As out of place as a parent at a prom..."
Book Case Book Cover - Stephen Greenleaf
That's the first few lines of Stephen Greenleaf's private-eye novel, Book Case, published back in 1991.  I easily identify with Greenleaf's series protagonist, John Marshall Tanner, who was a recluse but not a complete recluse, an introverted guy (as the opening shows), but it is not humanity that he shies away from--just the opposite.  What he despises is the plastic phoniness and hypocrisy of these party people.  Tanner isn't out of step with humanity, but rather, the neurotic money-and-celebrity-worshiping popular American culture is out of step with the better angels of humanity.

Some time ago, I selected Greenleaf's last novel, Ellipsis, as my forgotten book of the week.  I turn to him again today, because my mood seems right.

Before I published my Best Novels list for the year, I tried again to tackle that book which seems to be on the Best Novel list of everyone else--Gillian Flynn's Gone GirlI found Flynn's protagonists insufferable psychopaths.  I knew from the hype that there were twists and turns galore, yet the more I read, the more I felt uncomfortable doing so, this during the Christmas season of the Fiscal Cliff, where it is hard enough to escape the greed and commercialism hyped repeatedly in the media.

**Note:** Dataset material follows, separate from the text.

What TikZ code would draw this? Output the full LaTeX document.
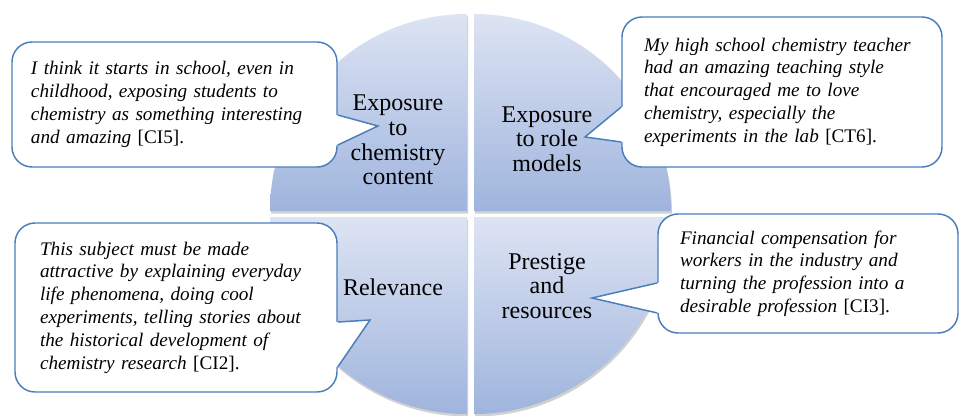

So I gave up on it again, and I turned to Stephen Greenleaf's John Marshall Tanner, my own idea of a civilized voice.  Introverted, yes, but not anti-social, just not high-society social.

This last month I've also read Susan Cain's Quiet: The Power Of Introverts In A World That Can't Stop Talking, a best seller now in its nineteenth printing.   I liked it, but I wished it was less pendant and more comprehensive.  The extrovert/introvert divide is not nearly as important as the empathetic/psychopathic divide.  Loners are often loving, compassionate people, and the love between them can run deep.

Anneli Rufus, author of Party of One:  The Loner's Manifesto, says that "one of the public's biggest misconceptions is that loners care nothing for love," and she cites her own marriage to her fellow loner and husband.  If Susan Cain has read Anneli Rufus's excellent book, she fails to cite it.

Greenleaf's John Marshall Tanner is an unmarried man who has his faults, but he is constantly searching for love, for goodness, for authenticity.  His narration is one that you, the reader, can trust.

Stephen Greenleaf quit writing novels due to lack of sales, but meanwhile, Gillian Flynn's wildly hyped and wildly successful Gone Girl has been optioned for film by Reese Witherspoon, who will star in the movie.